In the latter year, Jamestown protested after losing 6–1, on the bizarre grounds that the team that has just beaten them was "not a club, and that they had not even eleven members". After the Hibs produced membership cards, the Scottish FA dismissed the protest as "the most absurd one that ever came before the Association", resulting in the Scottish FA admonishing Jamestown.

===End of the club===

The introduction of the Scottish League, of which Dumbarton, Vale of Leven, and nearby Renton were all members, was a devastating blow for the club.

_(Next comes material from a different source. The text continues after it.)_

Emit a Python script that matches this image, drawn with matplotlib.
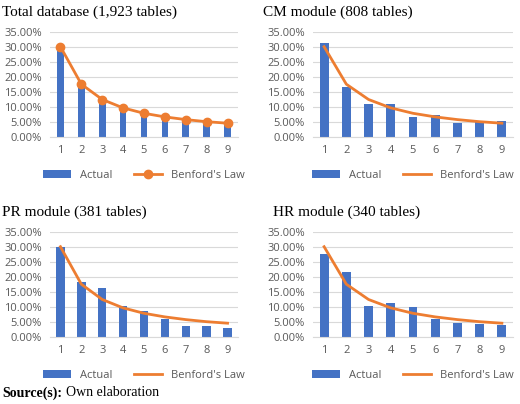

Unable to compete with their crowds, and with fewer opportunities for lucrative friendly matches, the club's last competitive match in the Dumbartonshire Cup was in 1891. It continued to enter the Scottish Cup after qualifying rounds were introduced, losing 8–2 at East Stirlingshire in the first round in 1891–92 - the Shire were 2–0 up while still playing with 10 men as one of its players had not turned up - but scratched from the competition in 1892–93 when drawn to face Laurieston. It did not enter again and its final recorded matches were in 1893. The role of football in the village was taken over by the amateur side Jamestown Athletic.

==Colours==

The club's colours were navy shirts, white knickers, and black stockings for most of its existence. In 1888 the club changed to white jerseys and blue knickers, and from 1892 to black and white striped shirts with navy shorts.

==Ground==

The club played at a private pitch on Balloch Road.